Another problem is that too many things that could be recycled are still going in the trash. To change that, experts say you have to make it more convenient. The city of Houston is exploring an approach called “One Bin For All.”

“The concept there is, 'just put everything in one bin' -- not just recyclables, but even trash -- you know, your household garbage,” says Gary Readore of Houston’s solid waste management department. “I think the verdict is still out on that whether you’ll be able to do that at a cost that is really feasible.”

The reason everyone isn’t doing this already is that sorting is expensive. And when you throw your baby’s diapers in with your junk mail, otherwise useable items can become contaminated.

Another way to get people to recycle is to make them pay more for trash. In Middletown, R.I., residents who opt in to the town’s garbage collection program pay an annual fee. After that, coordinator Will Cronin says recycling is free, but trash bags cost $2 apiece.

“You have the financial incentive to recycle more, Cronin says. “You’ll be pulling out newspapers and milk jugs to make more room for non-recyclable waste.”

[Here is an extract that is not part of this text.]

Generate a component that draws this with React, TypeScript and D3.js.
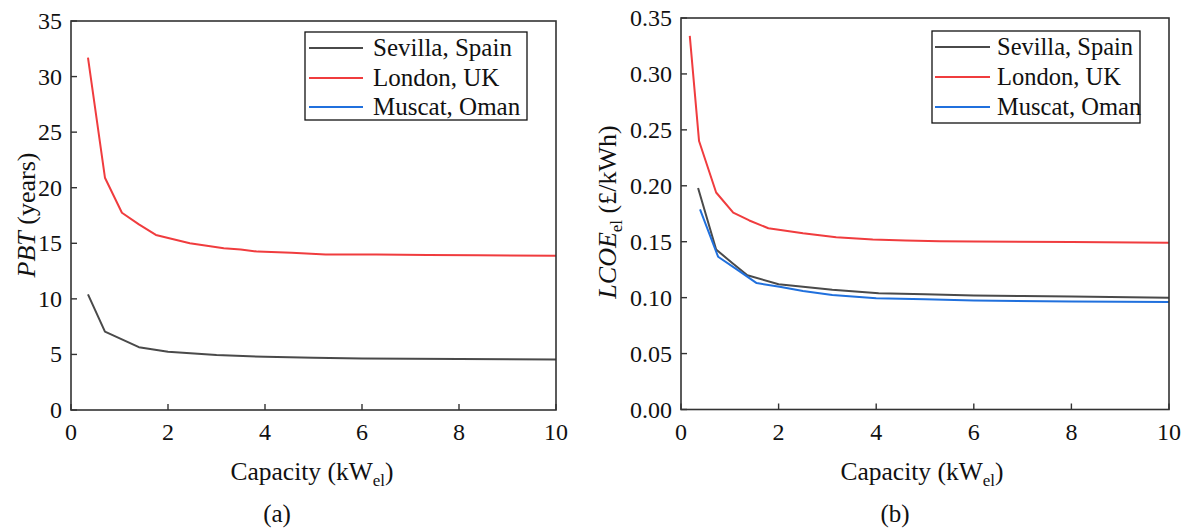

That keeps more trash out of the landfill. Mick Barry, a recycling consultant based in Iowa, says cities save money in the long run on landfill fees and garbage hauling.

“All those costs never show up as a check back to the city or municipality, however that is money they’ve avoided spending,” Barry says.

Whatever system a city chooses, it’s going to cost something.

“It may look free,” he says, “but somewhere along the line, somebody’s paying for that truck to come by.”